Maybe you could have handled this by some system in which you backed people's deposits with things like bonds, but at a minimum, it's pretty complicated. It's easier, and probably better in the long run, to just reassure everyone that their money is safe in the bank, and give the bank whatever is needed to ensure that promise is kept.

Where we went wrong was in failing to meaningfully change the system that incentivized and allowed the failure to occur in the first place. We probably couldn't have done anything to avoid bailing them out the first time, but we could be doing much more to avoid the need to do it again and again in the future, but we're not, because the banks own the government and don't want us to.

1 comments

But all that would have been needed would be for the money that the government used to bail out the banks instead go directly to the depositors, and for the government to seize all the bank's assets to help pay for that. All they would need would be the relevant records. That would only be impossible if the depositors had so much money invested in the banks that there wasn't enough to cover them. Was that the case?
> That would only be impossible if the depositors had so much money invested in the banks that there wasn't enough to cover them. Was that the case?

Well, you're probably right in that I think there would have been enough money between the banks' assets and the amount the government contributed to cover the amount immediately owed. Probably. I'm just guessing really, but let's say that's true.

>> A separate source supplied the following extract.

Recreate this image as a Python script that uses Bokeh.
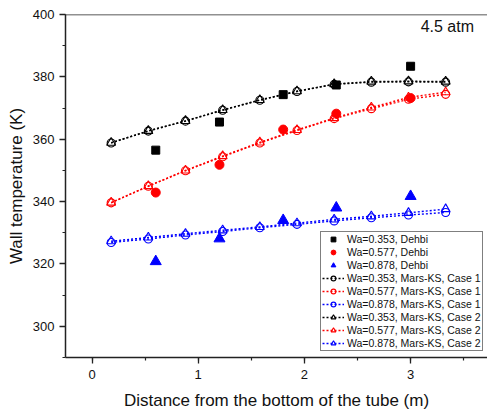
from bokeh.plotting import figure
from bokeh.models import (Range1d, SingleIntervalTicker, Legend, LegendItem, Label, Span)
from bokeh.embed import file_html
from bokeh.resources import INLINE

# ---- data ----
x_model = [0.18, 0.53, 0.88, 1.23, 1.58, 1.93, 2.28, 2.63, 2.98, 3.33]
x_dehbi = [0.6, 1.2, 1.8, 2.3, 3.0]

dehbi_353 = [356.5, 365.5, 374.3, 377.4, 383.4]
dehbi_577 = [342.9, 351.8, 363.1, 368.2, 373.2]
dehbi_878 = [320.8, 328.1, 334.0, 338.0, 341.7]

case1_353 = [358.8, 362.6, 365.8, 369.3, 372.5, 375.3, 377.6, 378.3, 378.4, 378.3]
case1_577 = [339.6, 344.9, 349.9, 354.4, 358.8, 362.8, 366.6, 369.8, 372.8, 374.4]
case1_878 = [326.9, 328.0, 329.3, 330.4, 331.6, 332.7, 333.8, 334.8, 335.7, 336.5]

case2_353 = [358.9, 362.7, 365.9, 369.4, 372.6, 375.4, 377.7, 378.5, 378.6, 378.5]
case2_577 = [339.7, 345.0, 350.0, 354.6, 359.0, 363.0, 366.8, 370.2, 373.4, 375.1]
case2_878 = [327.3, 328.5, 329.7, 330.8, 331.9, 333.1, 334.3, 335.3, 336.4, 337.6]

labels = ["Wa=0.353, Dehbi", "Wa=0.577, Dehbi", "Wa=0.878, Dehbi",
          "Wa=0.353, Mars-KS, Case 1", "Wa=0.577, Mars-KS, Case 1", "Wa=0.878, Mars-KS, Case 1",
          "Wa=0.353, Mars-KS, Case 2", "Wa=0.577, Mars-KS, Case 2", "Wa=0.878, Mars-KS, Case 2"]
colors = ["#000000", "#FF0000", "#0000FF"]

x_start, x_end = -0.25, 3.724
y_start, y_end = 290, 400

FONT = "Liberation Sans"

p = figure(width=487, height=412, output_backend="svg", toolbar_location=None,
           x_range=Range1d(x_start, x_end), y_range=Range1d(y_start, y_end),
           min_border_left=65, min_border_right=0, min_border_top=14, min_border_bottom=55)
p.outline_line_color = None
p.grid.visible = False
p.background_fill_color = "white"
p.border_fill_color = "white"

for ax in (p.xaxis[0], p.yaxis[0]):
    ax.axis_line_width = 1.5
    ax.axis_line_color = "#222222"
    ax.major_tick_line_color = "#222222"
    ax.minor_tick_line_color = "#222222"
    ax.major_tick_line_width = 1.3
    ax.minor_tick_line_width = 1.2
    ax.major_tick_in = 0
    ax.major_tick_out = 6
    ax.minor_tick_in = 0
    ax.minor_tick_out = 3
    ax.major_label_text_font = FONT
    ax.major_label_text_font_size = "13px"
    ax.major_label_text_color = "#111111"
    ax.axis_label_text_font = FONT
    ax.axis_label_text_font_size = "17px"
    ax.axis_label_text_font_style = "normal"
    ax.axis_label_text_color = "#111111"
    ax.major_label_standoff = 5

p.xaxis[0].ticker = SingleIntervalTicker(interval=1, num_minor_ticks=2)
p.yaxis[0].ticker = SingleIntervalTicker(interval=20, num_minor_ticks=2)
p.xaxis.axis_label = "Distance from the bottom of the tube (m)"
p.yaxis.axis_label = "Wall temperature (K)"
p.xaxis.major_label_standoff = 6
p.xaxis.axis_label_standoff = 9
p.yaxis.axis_label_standoff = 4

top = Span(location=y_end, dimension="width", line_color="#222222", line_width=1.5)
p.add_layout(top)

items = []
# Dehbi
r = p.scatter(x_dehbi, dehbi_353, marker="square", size=8, color=colors[0])
items.append(LegendItem(label=labels[0], renderers=[r]))
r = p.scatter(x_dehbi, dehbi_577, marker="circle", size=9, color=colors[1])
items.append(LegendItem(label=labels[1], renderers=[r]))
r = p.scatter(x_dehbi, dehbi_878, marker="triangle", size=11, color=colors[2])
items.append(LegendItem(label=labels[2], renderers=[r]))

# Mars-KS case 1 (open circles), case 2 (open triangles)
for series, marker, size, off in (((case1_353, case1_577, case1_878), "circle", 8, 3),
                                   ((case2_353, case2_577, case2_878), "triangle", 9, 6)):
    for i, ys in enumerate(series):
        l = p.line(x_model, ys, line_color=colors[i], line_width=1.4, line_dash="2 2")
        m = p.scatter(x_model, ys, marker=marker, size=size, line_color=colors[i],
                      fill_color=None, line_width=1.1)
        items.append(LegendItem(label=labels[off + i], renderers=[l, m]))

legend = Legend(items=items, location=(255, 6))
legend.label_text_font = FONT
legend.label_text_font_size = "10.5px"
legend.label_text_color = "#111111"
legend.glyph_width = 22
legend.glyph_height = 12
legend.label_height = 12
legend.spacing = 1
legend.padding = 1
legend.margin = 0
legend.label_standoff = 3
legend.border_line_color = "black"
legend.border_line_width = 1
legend.background_fill_color = "white"
legend.background_fill_alpha = 1
p.add_layout(legend)

p.add_layout(Label(x=3.597, y=396.3, text="4.5 atm", text_align="right", text_baseline="middle",
                   text_font=FONT, text_font_size="16px", text_color="#111111"))

open("out.html", "w").write(file_html(p, INLINE))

What would the next day have looked like? My guess is that the banks who weren't already failing probably would start to fail very quickly. My guess is that if you let the "bad" banks actually fail and cease operations, with the federal government giving out hundreds of billions of dollars in deposit guarantees directly to the people, you'd have had lines at the banks the next day as everyone else rushed to get their money out of the banks that hadn't failed yet.

I don't think they would, though. I think people would see that their money is in fact safe, as the government guaranteed it, because now the possibilities are 1) the bank will fail and the government covers the deposits and liquidates the bank, and 2) the bank doesn't fail and the deposits are safe anyway.